→ **Record list**:

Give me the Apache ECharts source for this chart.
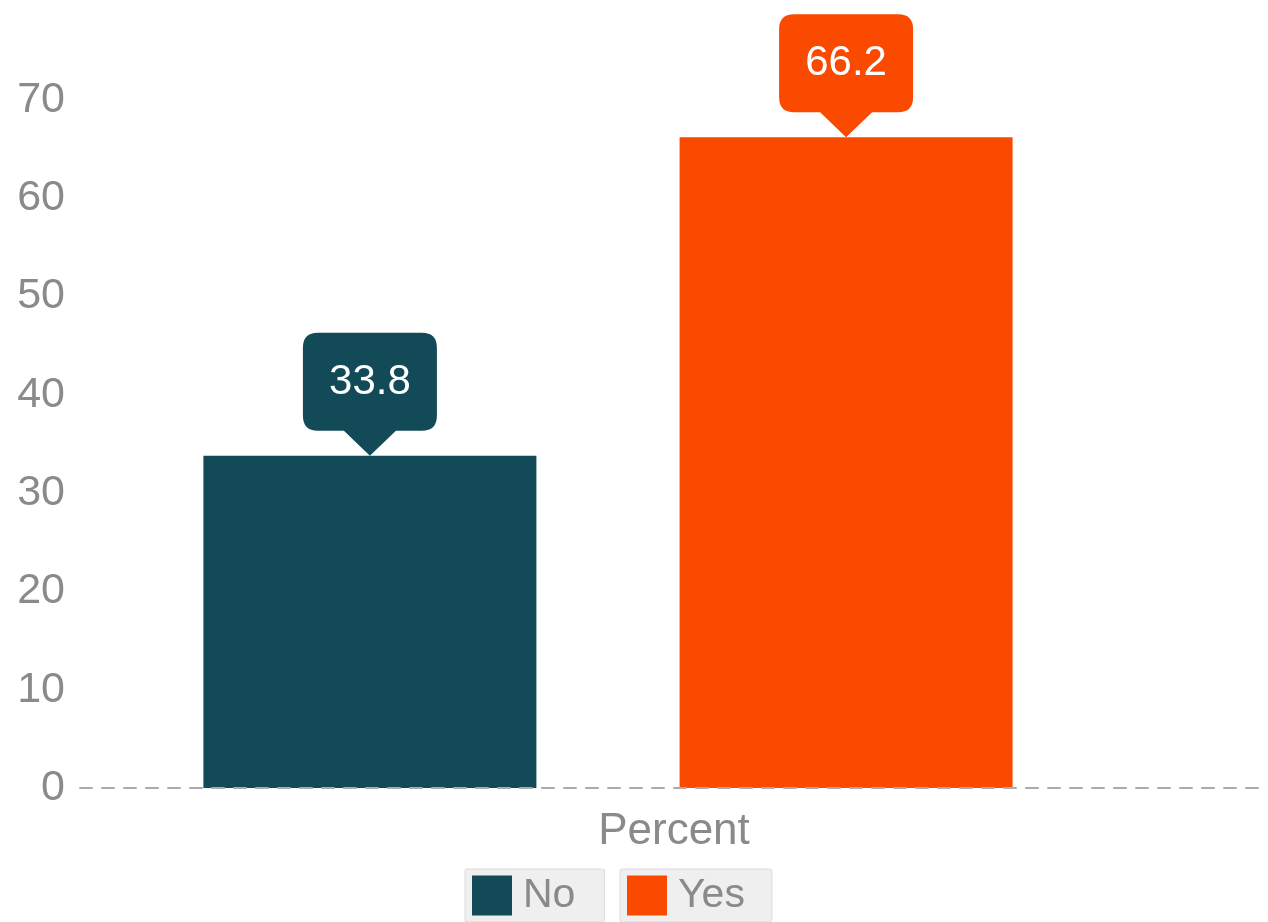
<!DOCTYPE html>
<html>
<head>
<meta charset="utf-8">
<script src="https://cdn.jsdelivr.net/npm/echarts@6/dist/echarts.min.js"></script>
<style>
  html, body { margin: 0; padding: 0; background: #ffffff; }
  #chart { width: 1268px; height: 922px; }
</style>
</head>
<body>
<div id="chart"></div>
<script>
// Survey answer shares, in percent
const categories = ['Percent'];
const seriesNames = ['No', 'Yes'];
const noValues = [33.8];
const yesValues = [66.2];
const yTicks = { min: 0, max: 70, interval: 10 };

const colors = { No: '#134a58', Yes: '#f94a00' };
const grey = '#8a8a8a';
const font = 'Liberation Sans, Arial, sans-serif';

// speech-bubble marker: rounded box with a pointer at the bottom centre
const bubble = 'path://M15,0 H119 Q134,0 134,15 V83 Q134,98 119,98 H93 L67,123 L41,98 H15 Q0,98 0,83 V15 Q0,0 15,0 Z';

function bubbleMark(color) {
  return {
    symbol: bubble,
    symbolSize: [134, 123],
    symbolOffset: [0, '-50%'],
    itemStyle: { color: color },
    label: {
      show: true,
      position: 'inside',
      offset: [0, -12],
      formatter: '{c}',
      color: '#ffffff',
      fontSize: 42,
      fontFamily: font
    },
    data: [{ type: 'max' }]
  };
}

function legendFor(name, left, rightPad) {
  return {
    data: [name],
    left: left,
    top: 869,
    orient: 'horizontal',
    icon: 'rect',
    itemWidth: 40,
    itemHeight: 40,
    itemGap: 0,
    backgroundColor: '#efefef',
    borderColor: '#dcdcdc',
    borderWidth: 1,
    borderRadius: 2,
    padding: [6, rightPad, 6, 7],
    selectedMode: false,
    textStyle: { color: grey, fontSize: 41, fontFamily: font, padding: [0, 0, 0, 6] }
  };
}

const chart = echarts.init(document.getElementById('chart'), null, { renderer: 'canvas' });
chart.setOption({
  animation: false,
  backgroundColor: '#ffffff',
  textStyle: { fontFamily: font },
  grid: [
    { left: 80, right: 132, top: 100, bottom: 134 },
    { left: 80, right: 0, top: 100, bottom: 134 }
  ],
  legend: [legendFor('No', 465, 29), legendFor('Yes', 620, 27)],
  xAxis: [
    { type: 'category', gridIndex: 0, data: categories, show: false },
    {
      type: 'category', gridIndex: 1, data: categories, z: 5,
      axisLine: { show: true, lineStyle: { color: '#ababab', width: 2, type: [12, 10] } },
      axisTick: { show: false },
      axisLabel: { color: grey, fontSize: 44, fontFamily: font, margin: 22 }
    }
  ],
  yAxis: [
    {
      type: 'value', gridIndex: 0,
      min: yTicks.min, max: yTicks.max, interval: yTicks.interval,
      axisLine: { show: false }, axisTick: { show: false }, splitLine: { show: false },
      axisLabel: { color: grey, fontSize: 43, fontFamily: font, margin: 15 }
    },
    {
      type: 'value', gridIndex: 1, show: false,
      min: yTicks.min, max: yTicks.max, interval: yTicks.interval
    }
  ],
  series: [
    {
      name: seriesNames[0], type: 'bar', xAxisIndex: 0, yAxisIndex: 0,
      data: noValues, barWidth: 333, barGap: '43%',
      itemStyle: { color: colors.No },
      markPoint: bubbleMark(colors.No)
    },
    {
      name: seriesNames[1], type: 'bar', xAxisIndex: 0, yAxisIndex: 0,
      data: yesValues, barWidth: 333, barGap: '43%',
      itemStyle: { color: colors.Yes },
      markPoint: bubbleMark(colors.Yes)
    }
  ]
});
</script>
</body>
</html>
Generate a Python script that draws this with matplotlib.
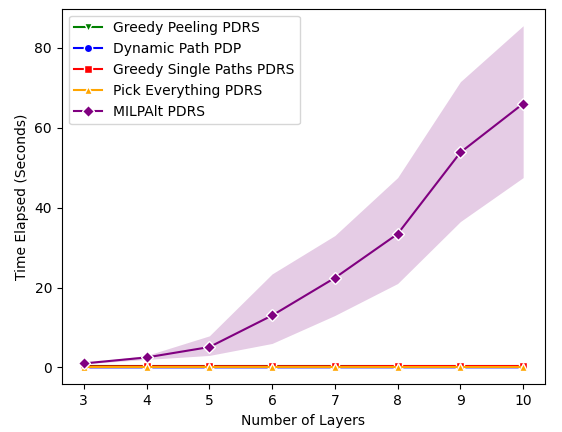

→ **Task instructions**:
Leave the pictures out and output the rest of the listing exactly.

→ **Written answer**:
Give me the Apache ECharts source for this chart.
<!DOCTYPE html>
<html>
<head>
<meta charset="utf-8">
<script src="https://cdn.jsdelivr.net/npm/echarts@6/dist/echarts.min.js"></script>
<style>
  html, body { margin: 0; padding: 0; background: #ffffff; }
  #chart { width: 1268px; height: 922px; }
</style>
</head>
<body>
<div id="chart"></div>
<script>
// Survey answer shares, in percent
const categories = ['Percent'];
const seriesNames = ['No', 'Yes'];
const noValues = [33.8];
const yesValues = [66.2];
const yTicks = { min: 0, max: 70, interval: 10 };

const colors = { No: '#134a58', Yes: '#f94a00' };
const grey = '#8a8a8a';
const font = 'Liberation Sans, Arial, sans-serif';

// speech-bubble marker: rounded box with a pointer at the bottom centre
const bubble = 'path://M15,0 H119 Q134,0 134,15 V83 Q134,98 119,98 H93 L67,123 L41,98 H15 Q0,98 0,83 V15 Q0,0 15,0 Z';

function bubbleMark(color) {
  return {
    symbol: bubble,
    symbolSize: [134, 123],
    symbolOffset: [0, '-50%'],
    itemStyle: { color: color },
    label: {
      show: true,
      position: 'inside',
      offset: [0, -12],
      formatter: '{c}',
      color: '#ffffff',
      fontSize: 42,
      fontFamily: font
    },
    data: [{ type: 'max' }]
  };
}

function legendFor(name, left, rightPad) {
  return {
    data: [name],
    left: left,
    top: 869,
    orient: 'horizontal',
    icon: 'rect',
    itemWidth: 40,
    itemHeight: 40,
    itemGap: 0,
    backgroundColor: '#efefef',
    borderColor: '#dcdcdc',
    borderWidth: 1,
    borderRadius: 2,
    padding: [6, rightPad, 6, 7],
    selectedMode: false,
    textStyle: { color: grey, fontSize: 41, fontFamily: font, padding: [0, 0, 0, 6] }
  };
}

const chart = echarts.init(document.getElementById('chart'), null, { renderer: 'canvas' });
chart.setOption({
  animation: false,
  backgroundColor: '#ffffff',
  textStyle: { fontFamily: font },
  grid: [
    { left: 80, right: 132, top: 100, bottom: 134 },
    { left: 80, right: 0, top: 100, bottom: 134 }
  ],
  legend: [legendFor('No', 465, 29), legendFor('Yes', 620, 27)],
  xAxis: [
    { type: 'category', gridIndex: 0, data: categories, show: false },
    {
      type: 'category', gridIndex: 1, data: categories, z: 5,
      axisLine: { show: true, lineStyle: { color: '#ababab', width: 2, type: [12, 10] } },
      axisTick: { show: false },
      axisLabel: { color: grey, fontSize: 44, fontFamily: font, margin: 22 }
    }
  ],
  yAxis: [
    {
      type: 'value', gridIndex: 0,
      min: yTicks.min, max: yTicks.max, interval: yTicks.interval,
      axisLine: { show: false }, axisTick: { show: false }, splitLine: { show: false },
      axisLabel: { color: grey, fontSize: 43, fontFamily: font, margin: 15 }
    },
    {
      type: 'value', gridIndex: 1, show: false,
      min: yTicks.min, max: yTicks.max, interval: yTicks.interval
    }
  ],
  series: [
    {
      name: seriesNames[0], type: 'bar', xAxisIndex: 0, yAxisIndex: 0,
      data: noValues, barWidth: 333, barGap: '43%',
      itemStyle: { color: colors.No },
      markPoint: bubbleMark(colors.No)
    },
    {
      name: seriesNames[1], type: 'bar', xAxisIndex: 0, yAxisIndex: 0,
      data: yesValues, barWidth: 333, barGap: '43%',
      itemStyle: { color: colors.Yes },
      markPoint: bubbleMark(colors.Yes)
    }
  ]
});
</script>
</body>
</html>
Generate a Python script that draws this with matplotlib.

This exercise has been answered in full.